Give back the full listing verbatim, apart from its images.

#### Data lines

◇ ◇ ◇

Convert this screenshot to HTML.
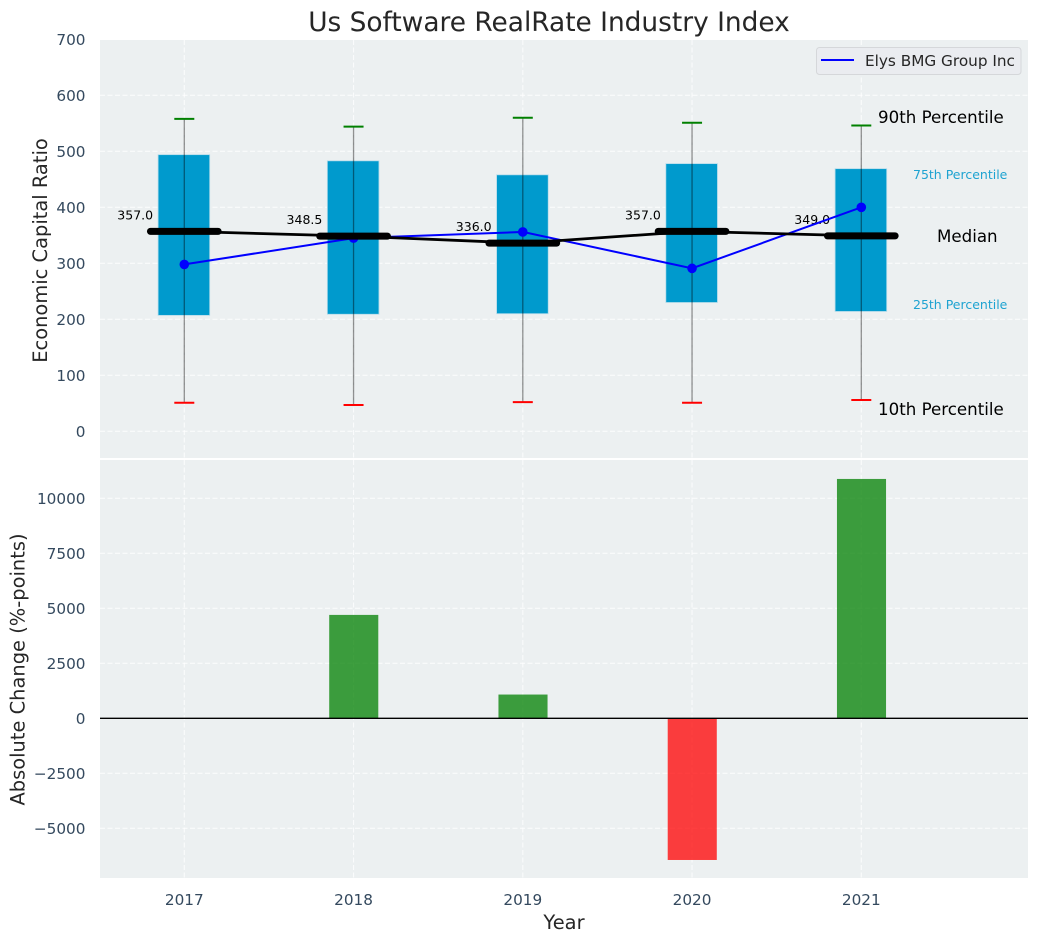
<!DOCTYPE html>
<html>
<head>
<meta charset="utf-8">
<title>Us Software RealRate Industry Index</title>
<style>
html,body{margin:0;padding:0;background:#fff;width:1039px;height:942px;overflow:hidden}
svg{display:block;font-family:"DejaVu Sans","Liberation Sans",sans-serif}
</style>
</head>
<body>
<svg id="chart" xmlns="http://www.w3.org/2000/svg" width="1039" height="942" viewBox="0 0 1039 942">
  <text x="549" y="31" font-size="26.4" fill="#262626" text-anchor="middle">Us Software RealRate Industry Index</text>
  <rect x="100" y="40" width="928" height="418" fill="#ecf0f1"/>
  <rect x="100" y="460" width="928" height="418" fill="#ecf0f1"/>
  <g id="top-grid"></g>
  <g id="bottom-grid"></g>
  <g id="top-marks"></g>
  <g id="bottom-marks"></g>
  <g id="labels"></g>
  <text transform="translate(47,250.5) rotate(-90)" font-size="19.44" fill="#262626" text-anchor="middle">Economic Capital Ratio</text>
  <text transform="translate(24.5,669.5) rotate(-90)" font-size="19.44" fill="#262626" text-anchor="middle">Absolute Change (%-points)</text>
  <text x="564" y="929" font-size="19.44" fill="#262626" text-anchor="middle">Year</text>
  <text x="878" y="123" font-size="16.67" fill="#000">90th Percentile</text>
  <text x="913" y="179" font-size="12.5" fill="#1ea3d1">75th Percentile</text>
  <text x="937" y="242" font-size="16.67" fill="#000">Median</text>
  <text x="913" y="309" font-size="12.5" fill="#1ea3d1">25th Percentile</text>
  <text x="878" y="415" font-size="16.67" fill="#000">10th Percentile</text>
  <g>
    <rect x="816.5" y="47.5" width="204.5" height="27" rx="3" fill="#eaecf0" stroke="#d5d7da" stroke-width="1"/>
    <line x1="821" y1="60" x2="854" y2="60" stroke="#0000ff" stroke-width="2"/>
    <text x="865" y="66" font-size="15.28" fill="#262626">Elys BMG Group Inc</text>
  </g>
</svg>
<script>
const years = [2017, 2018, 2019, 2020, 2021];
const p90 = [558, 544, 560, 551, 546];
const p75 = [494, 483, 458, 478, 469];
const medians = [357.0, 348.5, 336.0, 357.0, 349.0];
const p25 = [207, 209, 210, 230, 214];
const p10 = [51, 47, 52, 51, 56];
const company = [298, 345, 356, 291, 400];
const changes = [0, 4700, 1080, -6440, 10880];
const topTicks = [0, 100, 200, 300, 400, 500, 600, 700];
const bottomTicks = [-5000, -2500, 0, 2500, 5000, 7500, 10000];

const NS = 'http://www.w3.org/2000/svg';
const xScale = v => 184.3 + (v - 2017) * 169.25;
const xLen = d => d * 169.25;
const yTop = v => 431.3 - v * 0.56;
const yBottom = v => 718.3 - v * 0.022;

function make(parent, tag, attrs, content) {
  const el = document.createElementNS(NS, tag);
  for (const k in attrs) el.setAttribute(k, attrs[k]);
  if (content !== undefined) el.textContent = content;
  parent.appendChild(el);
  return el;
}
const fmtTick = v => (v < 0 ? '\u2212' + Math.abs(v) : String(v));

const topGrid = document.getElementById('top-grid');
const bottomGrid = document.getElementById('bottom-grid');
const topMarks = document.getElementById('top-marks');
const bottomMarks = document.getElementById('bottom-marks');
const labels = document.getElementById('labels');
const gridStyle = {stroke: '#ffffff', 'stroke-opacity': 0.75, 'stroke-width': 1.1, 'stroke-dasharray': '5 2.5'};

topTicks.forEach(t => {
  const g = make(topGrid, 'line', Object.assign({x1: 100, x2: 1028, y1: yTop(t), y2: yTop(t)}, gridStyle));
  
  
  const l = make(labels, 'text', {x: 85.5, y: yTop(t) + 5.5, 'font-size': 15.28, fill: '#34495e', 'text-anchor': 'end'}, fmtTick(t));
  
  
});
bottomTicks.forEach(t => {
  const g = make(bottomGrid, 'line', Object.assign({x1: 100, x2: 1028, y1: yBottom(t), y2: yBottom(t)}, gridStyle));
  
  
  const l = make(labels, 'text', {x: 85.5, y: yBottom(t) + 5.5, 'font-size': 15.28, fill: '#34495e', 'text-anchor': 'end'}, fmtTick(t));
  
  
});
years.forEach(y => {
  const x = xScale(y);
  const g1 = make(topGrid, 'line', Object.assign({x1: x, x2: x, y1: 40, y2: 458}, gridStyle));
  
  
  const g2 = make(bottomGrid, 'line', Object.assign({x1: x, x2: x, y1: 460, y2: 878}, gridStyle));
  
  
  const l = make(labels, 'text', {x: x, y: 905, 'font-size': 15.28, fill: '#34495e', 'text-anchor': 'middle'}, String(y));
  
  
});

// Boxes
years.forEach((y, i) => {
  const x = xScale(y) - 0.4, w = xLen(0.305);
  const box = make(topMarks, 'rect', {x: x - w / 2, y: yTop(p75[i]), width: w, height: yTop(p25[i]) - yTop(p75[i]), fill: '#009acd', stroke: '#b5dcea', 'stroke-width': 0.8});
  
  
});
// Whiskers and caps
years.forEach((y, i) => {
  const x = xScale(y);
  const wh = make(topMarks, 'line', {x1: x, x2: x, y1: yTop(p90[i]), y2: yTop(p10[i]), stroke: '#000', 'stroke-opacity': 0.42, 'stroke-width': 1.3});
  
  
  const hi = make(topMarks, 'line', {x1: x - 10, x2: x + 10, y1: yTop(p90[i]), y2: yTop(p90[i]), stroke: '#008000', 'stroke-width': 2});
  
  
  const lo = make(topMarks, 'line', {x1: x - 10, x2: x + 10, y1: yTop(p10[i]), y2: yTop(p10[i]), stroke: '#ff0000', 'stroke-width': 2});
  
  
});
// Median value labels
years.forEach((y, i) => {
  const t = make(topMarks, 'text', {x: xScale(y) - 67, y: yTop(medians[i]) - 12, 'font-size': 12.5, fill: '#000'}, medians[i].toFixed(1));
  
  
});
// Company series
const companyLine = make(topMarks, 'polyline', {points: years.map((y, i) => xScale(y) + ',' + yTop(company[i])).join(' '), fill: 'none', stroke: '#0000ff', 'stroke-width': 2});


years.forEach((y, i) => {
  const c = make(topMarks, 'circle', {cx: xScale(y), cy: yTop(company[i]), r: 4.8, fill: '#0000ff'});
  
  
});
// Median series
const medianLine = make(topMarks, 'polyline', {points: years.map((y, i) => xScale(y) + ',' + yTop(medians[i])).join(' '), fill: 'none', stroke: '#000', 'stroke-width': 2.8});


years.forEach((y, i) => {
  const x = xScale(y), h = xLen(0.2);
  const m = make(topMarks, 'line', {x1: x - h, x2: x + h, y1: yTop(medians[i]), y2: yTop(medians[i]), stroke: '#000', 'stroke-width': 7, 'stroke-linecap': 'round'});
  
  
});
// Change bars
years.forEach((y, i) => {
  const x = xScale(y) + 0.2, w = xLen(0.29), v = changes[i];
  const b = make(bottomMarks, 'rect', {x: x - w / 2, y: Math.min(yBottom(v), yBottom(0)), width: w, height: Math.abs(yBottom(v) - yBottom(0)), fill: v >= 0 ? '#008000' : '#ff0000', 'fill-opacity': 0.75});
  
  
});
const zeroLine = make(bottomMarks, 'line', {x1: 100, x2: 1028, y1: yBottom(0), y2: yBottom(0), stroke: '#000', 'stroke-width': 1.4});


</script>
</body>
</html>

◇ ◇ ◇

#### Exercise solution
Convert this screenshot to HTML.
<!DOCTYPE html>
<html>
<head>
<meta charset="utf-8">
<title>Us Software RealRate Industry Index</title>
<style>
html,body{margin:0;padding:0;background:#fff;width:1039px;height:942px;overflow:hidden}
svg{display:block;font-family:"DejaVu Sans","Liberation Sans",sans-serif}
</style>
</head>
<body>
<svg id="chart" xmlns="http://www.w3.org/2000/svg" width="1039" height="942" viewBox="0 0 1039 942">
  <text x="549" y="31" font-size="26.4" fill="#262626" text-anchor="middle">Us Software RealRate Industry Index</text>
  <rect x="100" y="40" width="928" height="418" fill="#ecf0f1"/>
  <rect x="100" y="460" width="928" height="418" fill="#ecf0f1"/>
  <g id="top-grid"></g>
  <g id="bottom-grid"></g>
  <g id="top-marks"></g>
  <g id="bottom-marks"></g>
  <g id="labels"></g>
  <text transform="translate(47,250.5) rotate(-90)" font-size="19.44" fill="#262626" text-anchor="middle">Economic Capital Ratio</text>
  <text transform="translate(24.5,669.5) rotate(-90)" font-size="19.44" fill="#262626" text-anchor="middle">Absolute Change (%-points)</text>
  <text x="564" y="929" font-size="19.44" fill="#262626" text-anchor="middle">Year</text>
  <text x="878" y="123" font-size="16.67" fill="#000">90th Percentile</text>
  <text x="913" y="179" font-size="12.5" fill="#1ea3d1">75th Percentile</text>
  <text x="937" y="242" font-size="16.67" fill="#000">Median</text>
  <text x="913" y="309" font-size="12.5" fill="#1ea3d1">25th Percentile</text>
  <text x="878" y="415" font-size="16.67" fill="#000">10th Percentile</text>
  <g>
    <rect x="816.5" y="47.5" width="204.5" height="27" rx="3" fill="#eaecf0" stroke="#d5d7da" stroke-width="1"/>
    <line x1="821" y1="60" x2="854" y2="60" stroke="#0000ff" stroke-width="2"/>
    <text x="865" y="66" font-size="15.28" fill="#262626">Elys BMG Group Inc</text>
  </g>
</svg>
<script>
const years = [2017, 2018, 2019, 2020, 2021];
const p90 = [558, 544, 560, 551, 546];
const p75 = [494, 483, 458, 478, 469];
const medians = [357.0, 348.5, 336.0, 357.0, 349.0];
const p25 = [207, 209, 210, 230, 214];
const p10 = [51, 47, 52, 51, 56];
const company = [298, 345, 356, 291, 400];
const changes = [0, 4700, 1080, -6440, 10880];
const topTicks = [0, 100, 200, 300, 400, 500, 600, 700];
const bottomTicks = [-5000, -2500, 0, 2500, 5000, 7500, 10000];

const NS = 'http://www.w3.org/2000/svg';
const xScale = v => 184.3 + (v - 2017) * 169.25;
const xLen = d => d * 169.25;
const yTop = v => 431.3 - v * 0.56;
const yBottom = v => 718.3 - v * 0.022;

function make(parent, tag, attrs, content) {
  const el = document.createElementNS(NS, tag);
  for (const k in attrs) el.setAttribute(k, attrs[k]);
  if (content !== undefined) el.textContent = content;
  parent.appendChild(el);
  return el;
}
const fmtTick = v => (v < 0 ? '\u2212' + Math.abs(v) : String(v));

const topGrid = document.getElementById('top-grid');
const bottomGrid = document.getElementById('bottom-grid');
const topMarks = document.getElementById('top-marks');
const bottomMarks = document.getElementById('bottom-marks');
const labels = document.getElementById('labels');
const gridStyle = {stroke: '#ffffff', 'stroke-opacity': 0.75, 'stroke-width': 1.1, 'stroke-dasharray': '5 2.5'};

topTicks.forEach(t => {
  const g = make(topGrid, 'line', Object.assign({x1: 100, x2: 1028, y1: yTop(t), y2: yTop(t)}, gridStyle));
  
  
  const l = make(labels, 'text', {x: 85.5, y: yTop(t) + 5.5, 'font-size': 15.28, fill: '#34495e', 'text-anchor': 'end'}, fmtTick(t));
  
  
});
bottomTicks.forEach(t => {
  const g = make(bottomGrid, 'line', Object.assign({x1: 100, x2: 1028, y1: yBottom(t), y2: yBottom(t)}, gridStyle));
  
  
  const l = make(labels, 'text', {x: 85.5, y: yBottom(t) + 5.5, 'font-size': 15.28, fill: '#34495e', 'text-anchor': 'end'}, fmtTick(t));
  
  
});
years.forEach(y => {
  const x = xScale(y);
  const g1 = make(topGrid, 'line', Object.assign({x1: x, x2: x, y1: 40, y2: 458}, gridStyle));
  
  
  const g2 = make(bottomGrid, 'line', Object.assign({x1: x, x2: x, y1: 460, y2: 878}, gridStyle));
  
  
  const l = make(labels, 'text', {x: x, y: 905, 'font-size': 15.28, fill: '#34495e', 'text-anchor': 'middle'}, String(y));
  
  
});

// Boxes
years.forEach((y, i) => {
  const x = xScale(y) - 0.4, w = xLen(0.305);
  const box = make(topMarks, 'rect', {x: x - w / 2, y: yTop(p75[i]), width: w, height: yTop(p25[i]) - yTop(p75[i]), fill: '#009acd', stroke: '#b5dcea', 'stroke-width': 0.8});
  
  
});
// Whiskers and caps
years.forEach((y, i) => {
  const x = xScale(y);
  const wh = make(topMarks, 'line', {x1: x, x2: x, y1: yTop(p90[i]), y2: yTop(p10[i]), stroke: '#000', 'stroke-opacity': 0.42, 'stroke-width': 1.3});
  
  
  const hi = make(topMarks, 'line', {x1: x - 10, x2: x + 10, y1: yTop(p90[i]), y2: yTop(p90[i]), stroke: '#008000', 'stroke-width': 2});
  
  
  const lo = make(topMarks, 'line', {x1: x - 10, x2: x + 10, y1: yTop(p10[i]), y2: yTop(p10[i]), stroke: '#ff0000', 'stroke-width': 2});
  
  
});
// Median value labels
years.forEach((y, i) => {
  const t = make(topMarks, 'text', {x: xScale(y) - 67, y: yTop(medians[i]) - 12, 'font-size': 12.5, fill: '#000'}, medians[i].toFixed(1));
  
  
});
// Company series
const companyLine = make(topMarks, 'polyline', {points: years.map((y, i) => xScale(y) + ',' + yTop(company[i])).join(' '), fill: 'none', stroke: '#0000ff', 'stroke-width': 2});


years.forEach((y, i) => {
  const c = make(topMarks, 'circle', {cx: xScale(y), cy: yTop(company[i]), r: 4.8, fill: '#0000ff'});
  
  
});
// Median series
const medianLine = make(topMarks, 'polyline', {points: years.map((y, i) => xScale(y) + ',' + yTop(medians[i])).join(' '), fill: 'none', stroke: '#000', 'stroke-width': 2.8});


years.forEach((y, i) => {
  const x = xScale(y), h = xLen(0.2);
  const m = make(topMarks, 'line', {x1: x - h, x2: x + h, y1: yTop(medians[i]), y2: yTop(medians[i]), stroke: '#000', 'stroke-width': 7, 'stroke-linecap': 'round'});
  
  
});
// Change bars
years.forEach((y, i) => {
  const x = xScale(y) + 0.2, w = xLen(0.29), v = changes[i];
  const b = make(bottomMarks, 'rect', {x: x - w / 2, y: Math.min(yBottom(v), yBottom(0)), width: w, height: Math.abs(yBottom(v) - yBottom(0)), fill: v >= 0 ? '#008000' : '#ff0000', 'fill-opacity': 0.75});
  
  
});
const zeroLine = make(bottomMarks, 'line', {x1: 100, x2: 1028, y1: yBottom(0), y2: yBottom(0), stroke: '#000', 'stroke-width': 1.4});


</script>
</body>
</html>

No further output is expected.